[85]. “Alien,” on account of the difference of dialect between the speech of Argos and that of Bœotia, though both were Hellenic.

[86]. The vehemence with which Eteocles reproves the wild frenzied wailing of the Chorus may be taken as an element of the higher culture showing itself in Athenian life, which led Solon to restrain such lamentations by special laws (Plutarch, Solon, c. 20). Here, too, we note in Æschylos an echo of the teaching of Epimenides.

[87]. As now the sailor of the Mediterranean turns to the image of his patron saint, so of old he ran in his distress to the figure of his God upon the prow of his ship (often, as in Acts xxviii. II, that of the Dioscuri), and called to it for deliverance (comp. Jonah i. 8).

[88]. Eteocles seems to wish for a short, plain prayer for deliverance, instead of the cries and supplications and vain repetitions of the Chorus.

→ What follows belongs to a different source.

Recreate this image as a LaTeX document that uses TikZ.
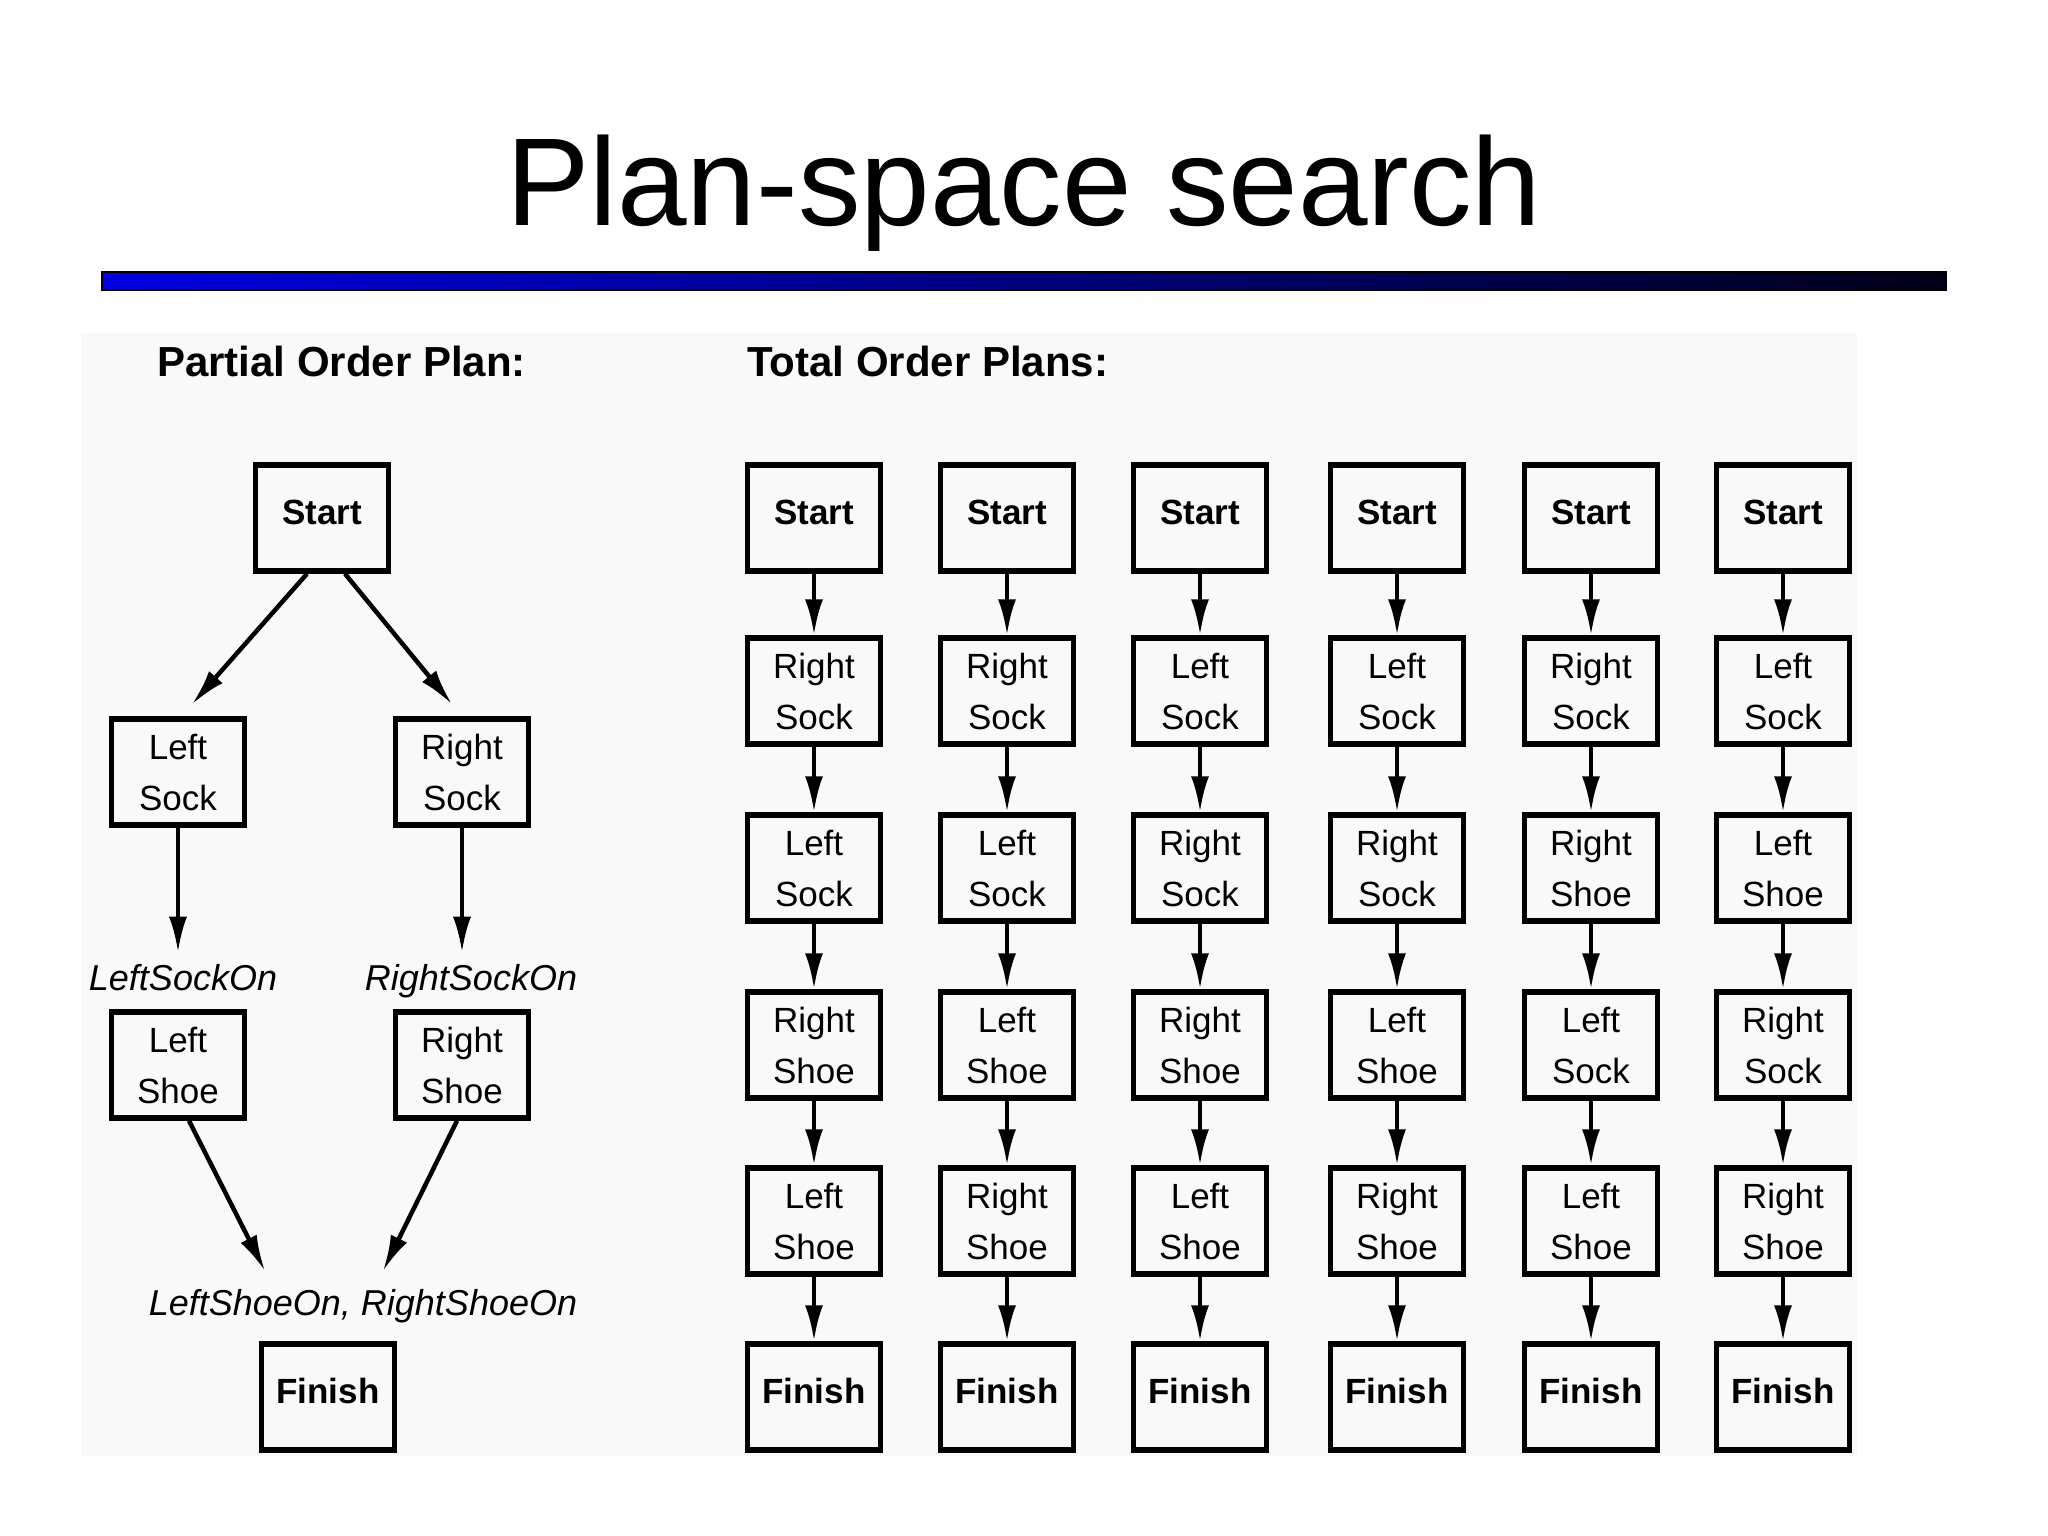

[89]. The thought thus expressed was, that the Gods, yielding to the mightier law of destiny, or in their wrath at the guilt of men, left the city before its capture. The feeling was all but universal. Its two representative instances are found in Virgil, Æn. 351—

“Excessere omnes adytis arisque relictis

Di quibus imperium hoc steterat;”

and the narrative given alike by Tacitus (Hist. v. 13), and Josephus (Bell. Jud. vi. 5, 3), that the cry “Let us depart hence,” was heard at midnight through the courts of the Temple, before the destruction of Jerusalem.

[90]. Sc. Blood must be shed in war. Ares would not be Ares without it. It is better to take it as it comes.

[91]. Sc., the company of Gods, Pallas, Hera and the others whom the Chorus had invoked.